The film works best as a sort of a buddy movie about their two characters complete with a feelgood ending, and it has a fine supporting cast of British, Irish and Australian character actors (Timothy Spall as Churchill, Guy Pearce as the abducting David, Derek Jacobi, Michael Gambon, Jennifer Ehle) with Helena Bonham Carter particularly perfect as the Queen Mother, but director Hooper comes close to ruining it with some of his visual choices.
He favours frames with the characters - especially Firth's Bertie - isolated in the lower third, generally in a corner, an ocean of space stretching away from them. In some of the two-shots the ceilings fill half the frame in what seems almost parodic of Citizen Kane, and he uses wide angle and fish-eye lenses far more than is healthy for any film. All of this serves to tell us how isolated and pressurised Bertie is - how much is pressing down on him from above - while also functioning as a sort of visual metaphor for a stammer, echoing the frustration by leaving the image "unfinished" or cut off. In a few scenes it might have been effective, but Hooper leans on these devices so consistently that they become tiresome and almost laughable.

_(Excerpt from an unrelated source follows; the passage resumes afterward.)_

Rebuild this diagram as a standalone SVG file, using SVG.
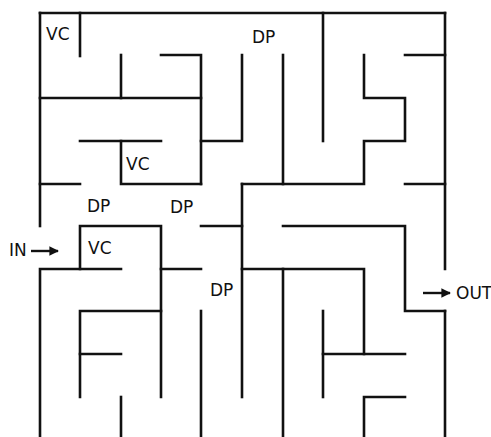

The script is solid and old-fashioned; it works and does what it sets out to do, and it really doesn't need this sort of rudimentary trickery to elevate it.
Indeed, Hooper's desire to elevate it is perhaps the best evidence of it's essential triteness. With its mythologising of a minor episode in Britsh history and glorification of a monarch, this is a scrupulously middle-brow film. Which explains much of it's Awards success.